Back in the python virtual environment, build the indices

python manage.py search_index --rebuild

Optionally, start Kibana for Elastic dev tools

./start-kibana.sh

To view elastic queries via the API, add DEBUG_TOOLBAR = True to keys.py. Then, visit an API url such as http://localhost:8000/api/search/paper/?publish_date__gte=2022-01-01

ETHEREUM (Optional)

Create a wallet file in config

touch src/config/wallet.py

Add the following to wallet.py (fill in the blanks)

KEYSTORE_FILE = ''
KEYSTORE_PASSWORD = ''

Add the keystore file to the config directory

Ask a team member for the file or create one from MyEtherWallet https://www.myetherwallet.com/create-wallet

Testing

Run the test suite:

# run all tests
# Note: Add --keepdb flag to speed up the process of running tests locally
python manage.py test

# run tests for the paper app, excluding ones that require AWS secrets
python manage.py test paper --exclude-tag=aws

# run a specific test example:
run python manage.py test note.tests.test_note_api.NoteTests.test_create_workspace_note --keepdb

Run in the background for async tasks:

celery -A researchhub worker -l info

Run in the background for periodic tasks (needs celery running)

celery -A researchhub beat -l info

Both celery commands in one (for development only)

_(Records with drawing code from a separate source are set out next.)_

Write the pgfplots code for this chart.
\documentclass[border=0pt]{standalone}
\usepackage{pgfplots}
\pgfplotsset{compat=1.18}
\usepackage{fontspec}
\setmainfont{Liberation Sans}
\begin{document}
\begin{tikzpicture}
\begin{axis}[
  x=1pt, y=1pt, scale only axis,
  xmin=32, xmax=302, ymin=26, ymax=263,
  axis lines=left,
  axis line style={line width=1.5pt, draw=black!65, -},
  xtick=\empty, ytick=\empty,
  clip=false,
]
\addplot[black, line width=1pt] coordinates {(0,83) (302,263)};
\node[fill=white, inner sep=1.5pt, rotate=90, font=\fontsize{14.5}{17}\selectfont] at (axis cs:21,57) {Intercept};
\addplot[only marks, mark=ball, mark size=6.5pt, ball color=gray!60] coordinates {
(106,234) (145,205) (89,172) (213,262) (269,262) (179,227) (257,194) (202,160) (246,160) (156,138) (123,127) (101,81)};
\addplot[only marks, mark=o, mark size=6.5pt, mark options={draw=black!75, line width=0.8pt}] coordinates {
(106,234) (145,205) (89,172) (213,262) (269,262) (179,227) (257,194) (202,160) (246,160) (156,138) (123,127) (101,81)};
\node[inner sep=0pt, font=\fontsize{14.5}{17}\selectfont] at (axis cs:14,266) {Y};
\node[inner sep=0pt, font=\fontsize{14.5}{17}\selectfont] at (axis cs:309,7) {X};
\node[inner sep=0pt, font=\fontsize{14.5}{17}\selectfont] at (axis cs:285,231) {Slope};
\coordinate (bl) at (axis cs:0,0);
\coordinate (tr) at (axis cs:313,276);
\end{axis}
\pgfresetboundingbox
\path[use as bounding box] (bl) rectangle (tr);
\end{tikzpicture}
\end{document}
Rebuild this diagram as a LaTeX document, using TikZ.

celery -A researchhub worker -l info -B

Google Auth

Ask somebody to provide you with CLIENT_ID and SECRET config, and run this SQL query (with updated configs) to seed the right data for Google login to work:

insert into socialaccount_socialapp (provider, name, client_id, secret, key)
values ('google','Google','<CLIENT_ID>', '<SECRET>');

insert into django_site (domain, name) values ('http://google.com', 'google.com');

insert into socialaccount_socialapp_sites (socialapp_id, site_id) values (1, 1);

(make sure that IDs are the right one in the last query)